Bir insanın elinde ordu varsa ve bu ordu çok büyükse çoğu yeri fethedebilir. İstanbul’u fethedebilir, hadiste müjdelenen kumandan olmak için. Afrika’yı fethedebilir mazlumlar için. Viyana’yı fethedebilir, güç için. Ama bir ordu insanın kalbini fethedemez.
Yıl 1453... Tarih 29 Mayıs... Sabahın ilk saatleri.. Konstantinopolis düşmek üzere. Aynı zamanda Hristiyanların ümitleri de. Geriye birkaç burç kalmış. Zaten askerler sönük ve umutsuz. Onlar da yarım güne fethedilecek.
Kral Konstantin ise annesine kızıyor. Niye mi? Hıristiyanlarda bir inanç vardır: Roma kurulduğu zaman imparator olan kişinin adı, Roma yıkılırken imparator olan kişiyle aynı ada sahip olacaktı. Peki sizce ilk imparatorun adı neydi sizce? Konstantin. İşte bu yüzden annesine kızıyordu. Kızmakla kalmıyor, bağırıyor. "Anne adımı niye Konstantin koydun?!" Sonra sakinleşiyor. Tek amacı kaçmak artık. Keşke kaçmasaydı. Çünkü yolda ölecekti.

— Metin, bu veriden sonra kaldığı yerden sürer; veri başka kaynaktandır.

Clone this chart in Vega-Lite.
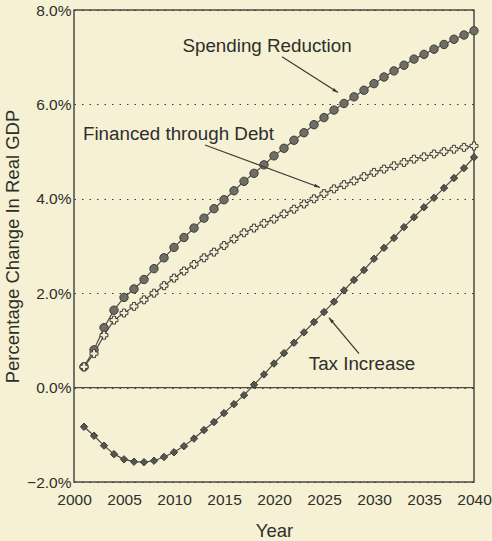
{
  "$schema": "https://vega.github.io/schema/vega-lite/v6.json",
  "autosize": {"type": "none"},
  "padding": {"left": 74, "top": 10, "right": 18, "bottom": 59},
  "width": 400,
  "height": 472,
  "background": "#f6f1d4",
  "config": {
    "view": {"stroke": "#4a4a45", "strokeWidth": 1.5, "fill": "#f6f1d4"},
    "font": "Liberation Sans",
    "axis": {"labelFont": "Liberation Sans", "titleFont": "Liberation Sans", "labelColor": "#2e2e2a", "titleColor": "#2e2e2a", "titleFontWeight": "normal", "labelFlush": false},
    "scale": {"continuousPadding": 0}
  },
  "resolve": {"scale": {"x": "shared", "y": "shared"}},
  "datasets": {
    "series": [
      {"year": 2001, "series": "Spending Reduction", "value": 0.44},
      {"year": 2002, "series": "Spending Reduction", "value": 0.80},
      {"year": 2003, "series": "Spending Reduction", "value": 1.27},
      {"year": 2004, "series": "Spending Reduction", "value": 1.64},
      {"year": 2005, "series": "Spending Reduction", "value": 1.91},
      {"year": 2006, "series": "Spending Reduction", "value": 2.09},
      {"year": 2007, "series": "Spending Reduction", "value": 2.29},
      {"year": 2008, "series": "Spending Reduction", "value": 2.52},
      {"year": 2009, "series": "Spending Reduction", "value": 2.75},
      {"year": 2010, "series": "Spending Reduction", "value": 2.97},
      {"year": 2011, "series": "Spending Reduction", "value": 3.18},
      {"year": 2012, "series": "Spending Reduction", "value": 3.38},
      {"year": 2013, "series": "Spending Reduction", "value": 3.59},
      {"year": 2014, "series": "Spending Reduction", "value": 3.79},
      {"year": 2015, "series": "Spending Reduction", "value": 3.98},
      {"year": 2016, "series": "Spending Reduction", "value": 4.17},
      {"year": 2017, "series": "Spending Reduction", "value": 4.37},
      {"year": 2018, "series": "Spending Reduction", "value": 4.54},
      {"year": 2019, "series": "Spending Reduction", "value": 4.72},
      {"year": 2020, "series": "Spending Reduction", "value": 4.91},
      {"year": 2021, "series": "Spending Reduction", "value": 5.07},
      {"year": 2022, "series": "Spending Reduction", "value": 5.24},
      {"year": 2023, "series": "Spending Reduction", "value": 5.40},
      {"year": 2024, "series": "Spending Reduction", "value": 5.57},
      {"year": 2025, "series": "Spending Reduction", "value": 5.72},
      {"year": 2026, "series": "Spending Reduction", "value": 5.88},
      {"year": 2027, "series": "Spending Reduction", "value": 6.02},
      {"year": 2028, "series": "Spending Reduction", "value": 6.16},
      {"year": 2029, "series": "Spending Reduction", "value": 6.30},
      {"year": 2030, "series": "Spending Reduction", "value": 6.44},
      {"year": 2031, "series": "Spending Reduction", "value": 6.58},
      {"year": 2032, "series": "Spending Reduction", "value": 6.71},
      {"year": 2033, "series": "Spending Reduction", "value": 6.83},
      {"year": 2034, "series": "Spending Reduction", "value": 6.96},
      {"year": 2035, "series": "Spending Reduction", "value": 7.06},
      {"year": 2036, "series": "Spending Reduction", "value": 7.17},
      {"year": 2037, "series": "Spending Reduction", "value": 7.27},
      {"year": 2038, "series": "Spending Reduction", "value": 7.38},
      {"year": 2039, "series": "Spending Reduction", "value": 7.47},
      {"year": 2040, "series": "Spending Reduction", "value": 7.56},
      {"year": 2001, "series": "Financed through Debt", "value": 0.44},
      {"year": 2002, "series": "Financed through Debt", "value": 0.72},
      {"year": 2003, "series": "Financed through Debt", "value": 1.11},
      {"year": 2004, "series": "Financed through Debt", "value": 1.43},
      {"year": 2005, "series": "Financed through Debt", "value": 1.58},
      {"year": 2006, "series": "Financed through Debt", "value": 1.72},
      {"year": 2007, "series": "Financed through Debt", "value": 1.86},
      {"year": 2008, "series": "Financed through Debt", "value": 2.00},
      {"year": 2009, "series": "Financed through Debt", "value": 2.16},
      {"year": 2010, "series": "Financed through Debt", "value": 2.32},
      {"year": 2011, "series": "Financed through Debt", "value": 2.47},
      {"year": 2012, "series": "Financed through Debt", "value": 2.61},
      {"year": 2013, "series": "Financed through Debt", "value": 2.75},
      {"year": 2014, "series": "Financed through Debt", "value": 2.87},
      {"year": 2015, "series": "Financed through Debt", "value": 3.01},
      {"year": 2016, "series": "Financed through Debt", "value": 3.15},
      {"year": 2017, "series": "Financed through Debt", "value": 3.28},
      {"year": 2018, "series": "Financed through Debt", "value": 3.38},
      {"year": 2019, "series": "Financed through Debt", "value": 3.48},
      {"year": 2020, "series": "Financed through Debt", "value": 3.57},
      {"year": 2021, "series": "Financed through Debt", "value": 3.68},
      {"year": 2022, "series": "Financed through Debt", "value": 3.78},
      {"year": 2023, "series": "Financed through Debt", "value": 3.89},
      {"year": 2024, "series": "Financed through Debt", "value": 4.00},
      {"year": 2025, "series": "Financed through Debt", "value": 4.11},
      {"year": 2026, "series": "Financed through Debt", "value": 4.21},
      {"year": 2027, "series": "Financed through Debt", "value": 4.30},
      {"year": 2028, "series": "Financed through Debt", "value": 4.38},
      {"year": 2029, "series": "Financed through Debt", "value": 4.47},
      {"year": 2030, "series": "Financed through Debt", "value": 4.56},
      {"year": 2031, "series": "Financed through Debt", "value": 4.63},
      {"year": 2032, "series": "Financed through Debt", "value": 4.70},
      {"year": 2033, "series": "Financed through Debt", "value": 4.77},
      {"year": 2034, "series": "Financed through Debt", "value": 4.84},
      {"year": 2035, "series": "Financed through Debt", "value": 4.89},
      {"year": 2036, "series": "Financed through Debt", "value": 4.95},
      {"year": 2037, "series": "Financed through Debt", "value": 5.00},
      {"year": 2038, "series": "Financed through Debt", "value": 5.05},
      {"year": 2039, "series": "Financed through Debt", "value": 5.09},
      {"year": 2040, "series": "Financed through Debt", "value": 5.12},
      {"year": 2001, "series": "Tax Increase", "value": -0.83},
      {"year": 2002, "series": "Tax Increase", "value": -1.02},
      {"year": 2003, "series": "Tax Increase", "value": -1.23},
      {"year": 2004, "series": "Tax Increase", "value": -1.41},
      {"year": 2005, "series": "Tax Increase", "value": -1.52},
      {"year": 2006, "series": "Tax Increase", "value": -1.57},
      {"year": 2007, "series": "Tax Increase", "value": -1.58},
      {"year": 2008, "series": "Tax Increase", "value": -1.55},
      {"year": 2009, "series": "Tax Increase", "value": -1.47},
      {"year": 2010, "series": "Tax Increase", "value": -1.37},
      {"year": 2011, "series": "Tax Increase", "value": -1.24},
      {"year": 2012, "series": "Tax Increase", "value": -1.08},
      {"year": 2013, "series": "Tax Increase", "value": -0.90},
      {"year": 2014, "series": "Tax Increase", "value": -0.73},
      {"year": 2015, "series": "Tax Increase", "value": -0.54},
      {"year": 2016, "series": "Tax Increase", "value": -0.35},
      {"year": 2017, "series": "Tax Increase", "value": -0.16},
      {"year": 2018, "series": "Tax Increase", "value": 0.06},
      {"year": 2019, "series": "Tax Increase", "value": 0.28},
      {"year": 2020, "series": "Tax Increase", "value": 0.51},
      {"year": 2021, "series": "Tax Increase", "value": 0.73},
      {"year": 2022, "series": "Tax Increase", "value": 0.95},
      {"year": 2023, "series": "Tax Increase", "value": 1.17},
      {"year": 2024, "series": "Tax Increase", "value": 1.39},
      {"year": 2025, "series": "Tax Increase", "value": 1.60},
      {"year": 2026, "series": "Tax Increase", "value": 1.82},
      {"year": 2027, "series": "Tax Increase", "value": 2.06},
      {"year": 2028, "series": "Tax Increase", "value": 2.28},
      {"year": 2029, "series": "Tax Increase", "value": 2.49},
      {"year": 2030, "series": "Tax Increase", "value": 2.73},
      {"year": 2031, "series": "Tax Increase", "value": 2.96},
      {"year": 2032, "series": "Tax Increase", "value": 3.17},
      {"year": 2033, "series": "Tax Increase", "value": 3.40},
      {"year": 2034, "series": "Tax Increase", "value": 3.61},
      {"year": 2035, "series": "Tax Increase", "value": 3.82},
      {"year": 2036, "series": "Tax Increase", "value": 4.02},
      {"year": 2037, "series": "Tax Increase", "value": 4.23},
      {"year": 2038, "series": "Tax Increase", "value": 4.44},
      {"year": 2039, "series": "Tax Increase", "value": 4.65},
      {"year": 2040, "series": "Tax Increase", "value": 4.88}
    ],
    "notes": [
      {"label": "Spending Reduction", "tx": 2019.3, "ty": 7.24, "ax1": 2020.8, "ay1": 7.01, "ax2": 2026.4, "ay2": 6.25},
      {"label": "Financed through Debt", "tx": 2010.45, "ty": 5.37, "ax1": 2013.1, "ay1": 5.14, "ax2": 2024.6, "ay2": 4.24},
      {"label": "Tax Increase", "tx": 2028.8, "ty": 0.49, "ax1": 2028.5, "ay1": 0.72, "ax2": 2025.5, "ay2": 1.48}
    ],
    "zero": [{"value": 0}]
  },
  "layer": [
    {
      "data": {"name": "zero"},
      "mark": {"type": "rule", "color": "#4a4a45", "strokeWidth": 1.3},
      "encoding": {
        "y": {"field": "value", "type": "quantitative", "scale": {"domain": [-2, 8], "nice": false, "zero": false, "padding": 0},
          "axis": {"values": [-2, 0, 2, 4, 6, 8], "labelExpr": "format(datum.value, '.1f') + '%'", "labelFontSize": 15.5, "labelPadding": 3, "ticks": false, "domain": false,
            "grid": true, "gridDash": [1.5, 6], "gridColor": "#3a3a36", "gridWidth": 1.2, "gridOpacity": 1, "labelOverlap": false,
            "title": "Percentage Change In Real GDP", "titleFontSize": 18.5, "titlePadding": 4}}
      }
    },
    {
      "data": {"name": "series"},
      "mark": {"type": "line", "color": "#4d4d48", "strokeWidth": 1.2},
      "encoding": {
        "x": {"field": "year", "type": "quantitative", "scale": {"domain": [2000, 2040], "nice": false, "zero": false, "padding": 0},
          "axis": {"values": [2000, 2005, 2010, 2015, 2020, 2025, 2030, 2035, 2040], "format": "d", "labelFontSize": 15.5, "labelPadding": 10, "ticks": false, "domain": false, "grid": false, "labelOverlap": false,
            "title": "Year", "titleFontSize": 18.5, "titlePadding": 14}},
        "y": {"field": "value", "type": "quantitative"},
        "detail": {"field": "series"}
      }
    },
    {
      "data": {"name": "series"},
      "mark": {"type": "point", "filled": false, "stroke": "#3c3c38", "strokeWidth": 1, "opacity": 1},
      "encoding": {
        "x": {"field": "year", "type": "quantitative"},
        "y": {"field": "value", "type": "quantitative"},
        "shape": {"field": "series", "type": "nominal", "scale": {"domain": ["Spending Reduction", "Financed through Debt", "Tax Increase"], "range": ["circle", "cross", "diamond"]}, "legend": null},
        "fill": {"field": "series", "type": "nominal", "scale": {"domain": ["Spending Reduction", "Financed through Debt", "Tax Increase"], "range": ["#6e6e66", "#f3eed4", "#55554f"]}, "legend": null},
        "size": {"field": "series", "type": "nominal", "scale": {"domain": ["Spending Reduction", "Financed through Debt", "Tax Increase"], "range": [70, 55, 32]}, "legend": null}
      }
    },
    {
      "data": {"name": "notes"},
      "mark": {"type": "rule", "color": "#3a3a36", "strokeWidth": 1.2},
      "encoding": {
        "x": {"field": "ax1", "type": "quantitative"},
        "y": {"field": "ay1", "type": "quantitative"},
        "x2": {"field": "ax2"},
        "y2": {"field": "ay2"}
      }
    },
    {
      "data": {"name": "notes"},
      "transform": [{"filter": "datum.label == 'Spending Reduction'"}],
      "mark": {"type": "point", "shape": "M0,0L0.45,1.5L-0.45,1.5Z", "filled": true, "color": "#3a3a36", "size": 60, "angle": 122.7, "opacity": 1},
      "encoding": {"x": {"field": "ax2", "type": "quantitative"}, "y": {"field": "ay2", "type": "quantitative"}}
    },
    {
      "data": {"name": "notes"},
      "transform": [{"filter": "datum.label == 'Financed through Debt'"}],
      "mark": {"type": "point", "shape": "M0,0L0.45,1.5L-0.45,1.5Z", "filled": true, "color": "#3a3a36", "size": 60, "angle": 110.4, "opacity": 1},
      "encoding": {"x": {"field": "ax2", "type": "quantitative"}, "y": {"field": "ay2", "type": "quantitative"}}
    },
    {
      "data": {"name": "notes"},
      "transform": [{"filter": "datum.label == 'Tax Increase'"}],
      "mark": {"type": "point", "shape": "M0,0L0.45,1.5L-0.45,1.5Z", "filled": true, "color": "#3a3a36", "size": 60, "angle": 320.2, "opacity": 1},
      "encoding": {"x": {"field": "ax2", "type": "quantitative"}, "y": {"field": "ay2", "type": "quantitative"}}
    },
    {
      "data": {"name": "notes"},
      "mark": {"type": "text", "fontSize": 18.8, "align": "center", "baseline": "middle", "color": "#2e2e2a", "font": "Liberation Sans"},
      "encoding": {
        "x": {"field": "tx", "type": "quantitative"},
        "y": {"field": "ty", "type": "quantitative"},
        "text": {"field": "label"}
      }
    }
  ]
}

Konstantin’in öldüğü anlarda ise Fatih Sultan Mehmet, Konstantinopolis’e yeni adıyla İslambol’a giriyordu. Ve direkt olarak Ayasofya’ya yöneldi. Ayasofya’ya girdiğinde halka "Güvendesiniz" demesi halkın gönlünü çoktan fethetmişti. Ve işte bu yüzden "İslambol’da Latin şapkası görmektense Osmanlı sarığı görürüz daha iyi." dendi. Ve yine bu insanların kalbini fethettiği için Osmanlı'da 500 yıl boyunca isyan çıkmadı.
Sonuç olarak ben bir yeri değil bir insanı fethederdim. Ben dünyayı değil, dünyadaki insanların kalbini fethederdim. Ben İstanbul’u değil, İstanbul’daki halkı fethederdim.